Why? Because I have a soul, and I don't believe that I should kill other human beings out of revenge. If I won't do it, I won't have the government, acting on my behalf, do it and dress it up in terms like "the ultimate punishment." It's killing. We, as a civilized society, should not be in the business of executing people. This is not an abstract discussion for me. I've had my opportunity to face this decision directly, when the man who killed my brother was sentenced, and when it came time to make the call, I couldn't do it. I could not be a party to murder, even for a man who had murdered my own brother.
The federal prosecutors had two challenges in this trial. First, they had to convict Moussaoui for something that would tie him to the 9/11 hijackings, even though everyone knows he was in jail in Minnesota when the planes took flight. So they wrangled a conviction on the grounds that Moussaoui should have confessed he was part of the plot when he was arrested in August 2001. As many civil liberties lawyers have explained, this is essentially convicting ZM for not implicating himself in a crime, which he has every right not to do under our Fifth Amendment. The precedent is disturbing, and no doubt will be challenged for years to come.
So part one was successful. ZM was tied to 9/11. The jury decided he was eligible for the death penalty based on this bizarre conviction. Now they just had to push the jury to decide in favor of his execution. This is where the trial went over the edge from bizarre right into horrorshow.
The prosecutors showed video of people jumping from the World Trade Center and hitting the ground. People on fire. Body parts in the street. They played the cockpit recording from Flight 93, the final moments of 40 people's lives who fought to save the U.S. Capitol or the White House from catastrophe. Giuliani was called upon to describe his personal anguish as a witness to the WTC attacks. Phone calls were replayed. Countless ghoulish scenes of death and chaos were shown. Tears were shed by nearly everyone in the courtroom.
"That was a man on fire as he fell through the canopy. Those are the remains of his body," Rosbrook testified in U.S. District Court in Alexandria.
And yet the jury refused to execute Moussaoui. When the prosecution mounted an all-out blitz of horror to push the jury to their emotional limit, they maintained their humanity and spared Moussaoui's life. He will not be released, of course - he spends the rest of his life in prison, and will die a tired old man instead of a martyr.

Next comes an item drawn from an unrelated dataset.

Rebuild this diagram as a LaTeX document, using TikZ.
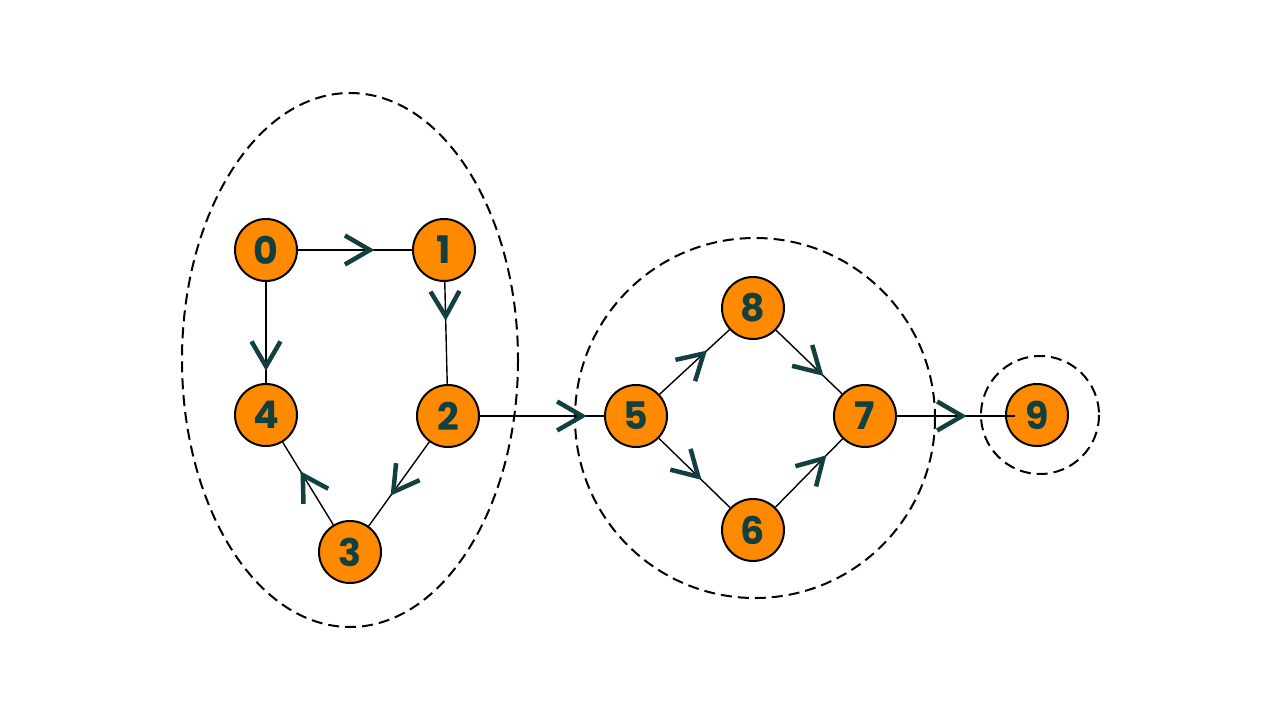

On NPR this morning, I heard that Moussaoui claimed that the United States had lost, because they weren't able to get an execution. When we have a system that cheers murder as justice, when someone like Moussaoui practically begged to be executed by America's hand, and the jury was still able to hold onto their decency, I think the opposite is true. I feel pride today for those twelve jurors, our representatives of justice and, amazingly, of mercy.